XXXX (Daniel Craig) sabe que está numa posição bem baixa no círculo social dos gângsteres de Londres. Embora esteja ganhando bem, sabe que está na hora de abandonar a vida do crime. Antes disso, terá duas missões a cumprir, nenhuma tão simples quanto parece.
03/08/2005
Depois de pouco mais de uma hora e meia de tiros, espancamentos e reviravoltas, Nem Tudo é o que Parece chega ao seu inesperado final ao som de “Don’t let me be misunderstood”, na interpretação melancólica de Joe Cocker. A música escrita em 1964 serve como um epílogo perfeito para tudo aquilo que se viu até então. Um pobre coitado que foi mal compreendido a vida toda e pede ao mundo, à amada e a Deus que as pessoas o entendam, afinal ele é apenas ‘uma alma de boas intenções’.
Mas de boas intenções, como diz o ditado, o inferno está cheio – nem que esse inferno seja na Terra. E o mundo dos gângsteres também. É isso que descobre o, por vezes ingênuo, e por vezes esperto até demais, protagonista do longa chamado apenas de XXXX, e interpretado com energia e sagacidade pelo ótimo Daniel Craig (Sylvia – Amor Além das Palavras) que, nesse filme em especial, lembra muito fisicamente Steve McQueen. O seu lado esperto lhe mostrou que o submundo onde ele atua, distribuindo cocaína para os chefões da máfia londrina, é dividido em castas, nas quais a mobilidade é praticamente zero. Ele está numa das camadas mais baixas dessa organização (daí o título original do filme ‘bolo de camadas’). Já a sua porção ingênua crê que é possível fazer um último negócio bem rentável, abandonar esse mundo e levar uma vida tranqüila.
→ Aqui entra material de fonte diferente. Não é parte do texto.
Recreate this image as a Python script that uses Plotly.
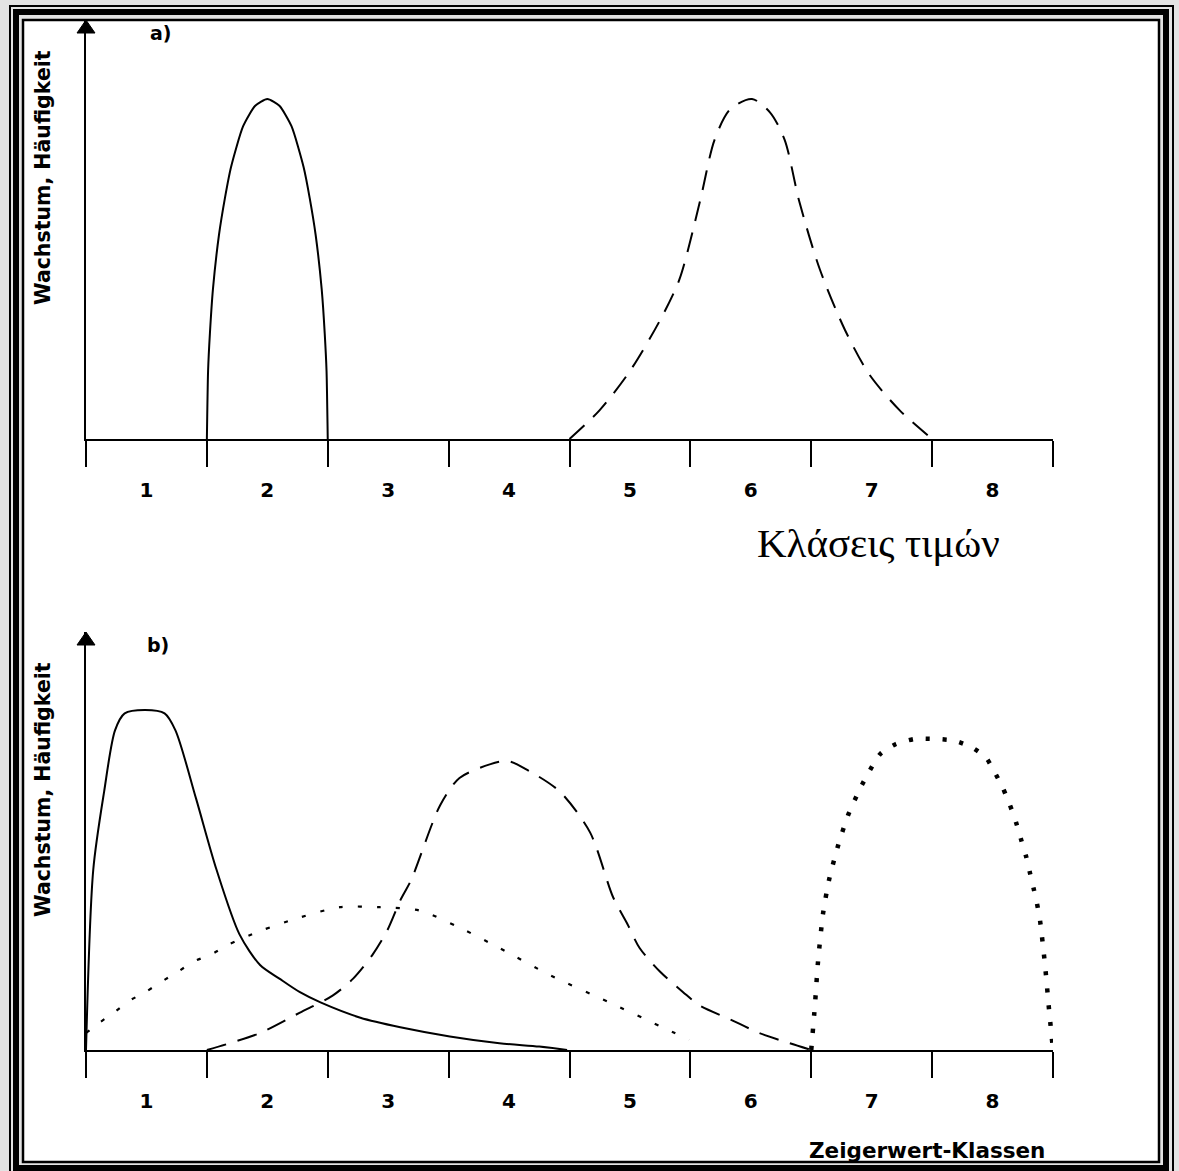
import plotly.graph_objects as go

# ---------------- data ----------------
class_labels = ["1", "2", "3", "4", "5", "6", "7", "8"]
class_centers = [1, 2, 3, 4, 5, 6, 7, 8]
class_bounds = [0.5, 1.5, 2.5, 3.5, 4.5, 5.5, 6.5, 7.5, 8.5]

# panel a) solid curve
a_solid_x = [1.5, 1.51, 1.525, 1.55, 1.6, 1.65, 1.7, 1.8, 1.9, 2.0, 2.1, 2.2, 2.3, 2.35, 2.4, 2.45, 2.475, 2.49, 2.5]
a_solid_y = [0.0, 0.20, 0.31, 0.44, 0.60, 0.71, 0.80, 0.92, 0.98, 1.0, 0.98, 0.92, 0.80, 0.71, 0.60, 0.44, 0.31, 0.20, 0.0]

# panel a) dashed curve
a_dash_x = [4.5, 4.75, 5.0, 5.25, 5.41, 5.58, 5.70, 5.83, 6.01, 6.16, 6.28, 6.40, 6.57, 6.78, 6.98, 7.23, 7.5]
a_dash_y = [0.0, 0.085, 0.20, 0.35, 0.47, 0.70, 0.88, 0.97, 1.0, 0.96, 0.88, 0.70, 0.50, 0.32, 0.19, 0.085, 0.0]

# panel b) solid curve
b_solid_x = [0.5, 0.56, 0.65, 0.74, 0.82, 0.99, 1.15, 1.24, 1.41, 1.58, 1.77, 1.94, 2.10, 2.27, 2.44, 2.77, 3.10, 3.51, 3.92, 4.25, 4.48]
b_solid_y = [0.0, 0.53, 0.76, 0.94, 0.99, 1.0, 0.99, 0.94, 0.74, 0.53, 0.34, 0.25, 0.21, 0.17, 0.14, 0.095, 0.067, 0.04, 0.02, 0.01, 0.0]

# panel b) fine dotted curve
b_fdot_x = [0.5, 0.61, 0.73, 0.86, 0.99, 1.12, 1.26, 1.39, 1.53, 1.68, 1.94, 2.27, 2.60, 2.93, 3.26, 3.59, 3.92, 4.34, 4.83, 5.25, 5.49]
b_fdot_y = [0.05, 0.08, 0.11, 0.145, 0.17, 0.20, 0.23, 0.26, 0.28, 0.31, 0.35, 0.39, 0.42, 0.42, 0.41, 0.36, 0.30, 0.22, 0.14, 0.07, 0.03]

# panel b) dashed curve
b_dash_x = [1.5, 1.69, 1.94, 2.27, 2.54, 2.71, 2.87, 2.99, 3.10, 3.19, 3.43, 3.59, 3.84, 3.99, 4.17, 4.42, 4.67, 4.86, 4.98, 5.08, 5.25, 5.44, 5.58, 5.83, 6.07, 6.32, 6.5]
b_dash_y = [0.0, 0.02, 0.05, 0.11, 0.16, 0.21, 0.28, 0.35, 0.44, 0.50, 0.72, 0.80, 0.84, 0.85, 0.82, 0.76, 0.64, 0.45, 0.37, 0.30, 0.23, 0.17, 0.13, 0.09, 0.05, 0.02, 0.0]

# panel b) thick dotted curve
b_tdot_x = [6.5, 6.53, 6.556, 6.597, 6.647, 6.721, 6.804, 6.92, 7.069, 7.201, 7.358, 7.524, 7.681, 7.83, 7.946,
            8.028, 8.086, 8.144, 8.194, 8.235, 8.277, 8.31, 8.343, 8.368, 8.393, 8.434, 8.467, 8.5]
b_tdot_y = [0.0, 0.13, 0.26, 0.40, 0.50, 0.60, 0.69, 0.78, 0.87, 0.90, 0.915, 0.915, 0.91, 0.89, 0.86,
            0.81, 0.77, 0.72, 0.67, 0.62, 0.57, 0.52, 0.47, 0.43, 0.38, 0.25, 0.12, 0.0]

y_label = "Wachstum, Häufigkeit"
panel_a = "a)"
panel_b = "b)"
greek_title = "Κλάσεις τιμών"
x_title = "Zeigerwert-Klassen"

# ---------------- layout geometry (pixels) ----------------
W, H = 1179, 1171
def PX(px):
    return px / W
def PY(py):
    return 1 - py / H

AX_L, AX_R = 86, 1053
UNIT = 340.0  # pixels per y unit
A_BASE, A_TOP = 439, 20
B_BASE, B_TOP = 1050, 632

SANS = "DejaVu Sans"

fig = go.Figure()

def add_line(x, y, ax, width=2, dash=None, shape="spline", smoothing=0.8):
    line = dict(color="black", width=width, shape=shape)
    if shape == "spline":
        line["smoothing"] = smoothing
    if dash:
        line["dash"] = dash
    fig.add_trace(go.Scatter(x=x, y=y, mode="lines", line=line,
                             xaxis="x" if ax == 1 else "x2", yaxis="y" if ax == 1 else "y2",
                             hoverinfo="skip", showlegend=False))

add_line(a_solid_x, a_solid_y, 1, width=2, smoothing=0.6)
add_line(a_dash_x, a_dash_y, 1, width=2, dash="20px,12px")
add_line(b_solid_x, b_solid_y, 2, width=2)
add_line(b_fdot_x, b_fdot_y, 2, width=2.2, dash="4px,15px")
add_line(b_dash_x, b_dash_y, 2, width=2, dash="20px,12px")
add_line(b_tdot_x, b_tdot_y, 2, width=4.5, dash="4px,13px", smoothing=0.6)

def xaxis_cfg(anchor):
    return dict(
        domain=[PX(AX_L), PX(AX_R)], range=[0.5, 8.5], anchor=anchor,
        showline=True, linecolor="black", linewidth=2, mirror=False,
        showgrid=False, zeroline=False,
        tickmode="array", tickvals=class_centers, ticktext=class_labels, ticks="",
        ticklabelstandoff=32,
        tickfont=dict(family=SANS, size=20, color="black", weight="bold"),
        minor=dict(tickmode="array", tickvals=class_bounds, ticks="outside", ticklen=26, tickwidth=2, tickcolor="black", showgrid=False),
        fixedrange=True,
    )

def yaxis_cfg(base, top, anchor):
    return dict(
        domain=[PY(base), PY(top)], range=[0, (base - top) / UNIT], anchor=anchor,
        showline=True, linecolor="black", linewidth=2,
        showgrid=False, zeroline=False, showticklabels=False, ticks="", fixedrange=True,
    )

shapes = []
shapes.append(dict(type="rect", xref="paper", yref="paper", x0=PX(23), x1=PX(1159), y0=PY(1162), y1=PY(20),
                   line=dict(width=0), fillcolor="white", layer="below"))
shapes.append(dict(type="rect", xref="paper", yref="paper", x0=PX(10), x1=PX(1173), y0=PY(1176), y1=PY(6),
                   line=dict(color="black", width=2), fillcolor="rgba(0,0,0,0)", layer="below"))
shapes.append(dict(type="rect", xref="paper", yref="paper", x0=PX(16), x1=PX(1166), y0=PY(1168), y1=PY(12),
                   line=dict(color="black", width=6), fillcolor="rgba(0,0,0,0)", layer="below"))
shapes.append(dict(type="rect", xref="paper", yref="paper", x0=PX(23), x1=PX(1159), y0=PY(1162), y1=PY(20),
                   line=dict(color="black", width=2.5), fillcolor="rgba(0,0,0,0)", layer="below"))
for top in (A_TOP, B_TOP):
    shapes.append(dict(type="path", xref="paper", yref="paper",
                       path=f"M {PX(AX_L-9)},{PY(top+13)} L {PX(AX_L+9)},{PY(top+13)} L {PX(AX_L)},{PY(top)} Z",
                       fillcolor="black", line=dict(color="black", width=1)))

def ann(text, px, py, size, family=SANS, bold=True, angle=0, xanchor="center"):
    f = dict(family=family, size=size, color="black")
    if bold:
        f["weight"] = "bold"
    return dict(text=text, x=PX(px), y=PY(py), xref="paper", yref="paper", showarrow=False,
                textangle=angle, xanchor=xanchor, yanchor="middle", font=f)

annotations = [
    ann(panel_a, 161, 33, 19),
    ann(panel_b, 158, 645, 19),
    ann(y_label, 43, 178, 20.5, angle=-90),
    ann(y_label, 43, 790, 20.5, angle=-90),
    ann(greek_title, 879, 543, 41, family="Liberation Serif", bold=False),
    ann(x_title, 1047, 1150, 21.5, xanchor="right"),
]

fig.update_layout(
    width=W, height=H, margin=dict(l=0, r=0, t=0, b=0),
    paper_bgcolor="#e3e3e3", plot_bgcolor="rgba(0,0,0,0)",
    xaxis=xaxis_cfg("y"), yaxis=yaxis_cfg(A_BASE, A_TOP, "x"),
    xaxis2=xaxis_cfg("y2"), yaxis2=yaxis_cfg(B_BASE, B_TOP, "x2"),
    shapes=shapes, annotations=annotations, showlegend=False,
)

fig.write_html("out.html", config=dict(displayModeBar=False),
               post_script="document.body.style.margin='0';document.body.style.overflow='hidden';")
Antes de se ‘aposentar’, XXXX recebe duas últimas tarefas: encontrar a filha de um bandido de alta classe que fugiu de casa; e arrumar os estragos feitos por um outro fora-da-lei que roubou tabletes de ecstasy de um chefão sérvio em Amsterdã. Tão logo o herói do filme descobre que pode estar sendo enredado numa missão suicida, ele praticamente encontra o motivo de ter sido colocado nesse mundo, a bela e sensual Tammy (Sienna Miller), a namorada do sobrinho de um perigoso mafioso.
Depois de estabelecidas essa meia dúzia de peças, Nem Tudo é o que Parece parte num jogo com dezenas de reviravoltas e alguns xeques-mates antes de chegar à voz de Joe Coker. Por mais mirabolante que o roteiro possa parecer, o melhor do longa é que tudo está ligado à descida de XXXX ao inferno na Terra e sua provável recuperação.
O roteiro foi escrito por J.J. Connolly, baseado no seu livro homônimo. O escritor é uma espécie de mestre dos livros de gângster na Inglaterra. E só a sua ambientação –que foge do padrão nova-iorquino típico de Hollywood – já conta como um grande diferencial, além do sotaque carregado. Connolly não se esquiva de traçar os paralelos entre a quase-rígida sociedade inglesa e o mundo do crime, e mostra que há muito em comum entre os dois. Afinal, sempre são os mais fracos da cadeia alimentar que se dão mal. Embora XXXX pense que pode mudar essa máxima.
O produtor Matthew Vaughn estréia na direção com esse longa. Parceiro de Guy Ritchie na alegria (Jogos, Trapaças e Dois Canos Fumegantes) e na tristeza (Destino Insólito), Vaughn se mostra um diretor mais talentoso e confiante do que seu sócio. Nem Tudo... é uma espécie de filme de Guy Ritchie com atitude – algo que vai além do mero divertimento e tem personagens desenvolvidos e não meros estereótipos ambulantes. Já a trilha sonora escolhida a dedo faz com que alguns momentos mais marcantes do filme ocorram ao som de “Ordinary World”, do Duran Duran, e “Gimme Shelter”, com os Rolling Stones.
E, por mais que o elenco de coadjuvantes esteja em ponto de bala, com destaque para o irlandês Colm Meaney, esse é um filme de Daniel Craig, e isso ninguém rouba dele. A certa altura cotado para ser o novo James Bond, o ator inglês de quase 40 anos, já ameaçava deixar sua marca e roubar a cena em produções como o primeiro Lara Croft e Sylvia. Agora finalmente ganha um filme só para ele e mostra porque é um dos mais talentosos a despontar no cinema inglês nos últimos anos. Sua performance em Nem Tudo é o que Parece mostra também que ele estaria mais à vontade fazendo um vilão em filme de James Bond do que o agente – até porque os ‘caras do mal’ sempre são mais marcantes do que o mocinho com licença para matar.